Photo/Illutration Nurses respond to a patient in an intensive care unit at Chiba University Hospital in Chiba on July 30. (Hiromi Kumai)

A Chiba hospital has designated beds to accept pregnant COVID-19 patients following the death of a newborn after a novel coronavirus patient was unable to find a hospital that would admit her and gave birth at home.  

Chiba University Hospital will secure some of six beds in its maternal fetal intensive care unit at the perinatal medical center for expectant mothers with COVID-19.

The MFICU is a treatment facility where patients at high risk can be hospitalized during their pregnancy, birth and postpartum care. It treats such patients and pre-born and newborn children around the clock.

According to the hospital, after the COVID-19 patient’s baby died, doctors talked about the clinic’s examination system and the hospital’s procurement of beds at an online meeting on Aug. 18.

The hospital decided to create the beds because its emergency system accepts critical pregnant women without any preconditions.

“All the beds for COVID-19 patients have already been occupied, and there is no room for accepting pregnant COVID-19 patients," said Makio Shozu, a professor at Chiba University’s Graduate School of Medicine, who specializes in reproductive medicine. "Our hospital ward, therefore, has to accept them."

“It is very difficult to respond to a childbirth while we prevent the virus from spreading, but we have to do this to allow such a patient to safely give birth,” he added.

PERINATAL CARE BEDS IN SHORT SUPPLY

As more pregnant women have been infected with the novel coronavirus in the Tokyo metropolitan area, there are not enough hospital beds to accommodate them.

“It takes longer to coordinate the childbirth of pregnant COVID-19 patients,” said Kei Kawana, a chief professor of gynecology and obstetrics at Nihon University Itabashi Hospital in Tokyo. “Please talk to your primary care doctors as early as possible.”

He said that his hospital has 50 beds or more for COVID-19 patients and has been accepting such patients who were pregnant and were refused by other medical institutions, but that it is getting more difficult to accept them.

“The perinatal care system has started to collapse in some areas,” Kawana said.

The Japan Society of Obstetrics and Gynecology and other groups asked medical institutions across Japan to boost their medical capacity for such patients on Aug. 10.

A health ministry study team recently surveyed 144 pregnant COVID-19 patients in Japan and found that they tended to be at higher risk of developing serious symptoms after their 25th week of pregnancy.
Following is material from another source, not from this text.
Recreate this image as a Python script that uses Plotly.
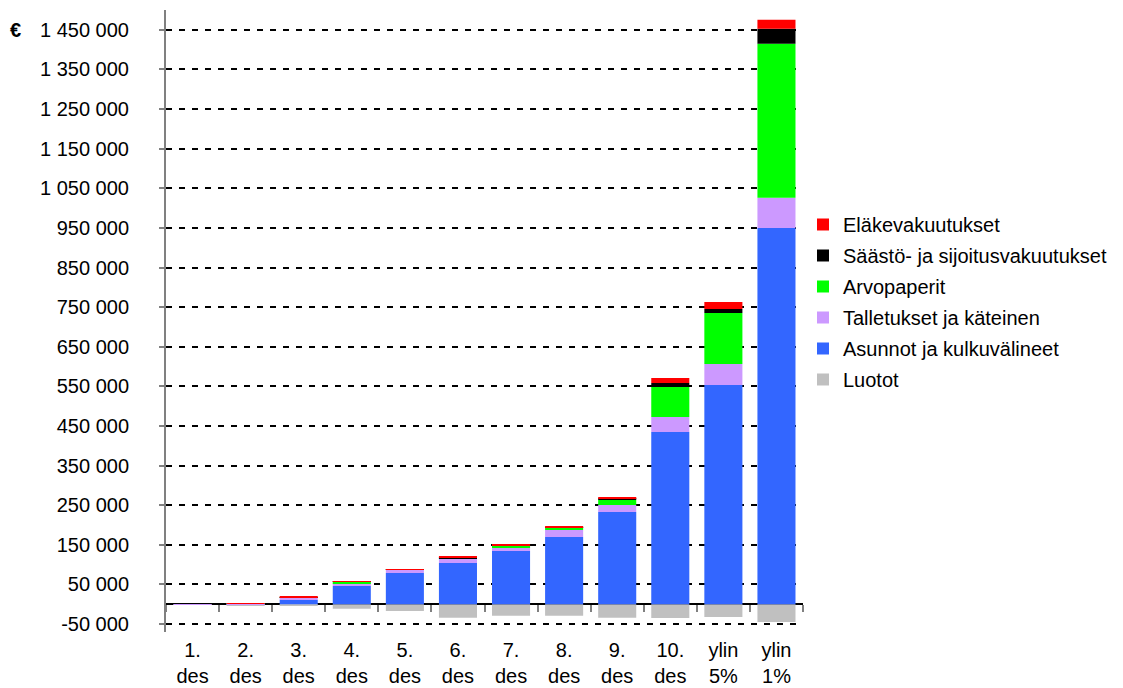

When the uterus expands, it puts pressure on the diaphragm, making it harder for the expectant mother to breathe. If pregnant women get infected with the novel coronavirus, their breathing condition could worsen quickly.

The JSOG released a statement on Aug. 14 urging pregnant women to get a COVID-19 vaccination regardless of their pregnancy stage to prevent them from developing serious symptoms.

“We have not found any evidence as of now that the vaccine could cause a miscarriage or affect a fetus,” said Toshibumi Taniguchi, an instructor of infectious diseases at Chiba University. “Even if you are pregnant, please get vaccinated when it is your turn.”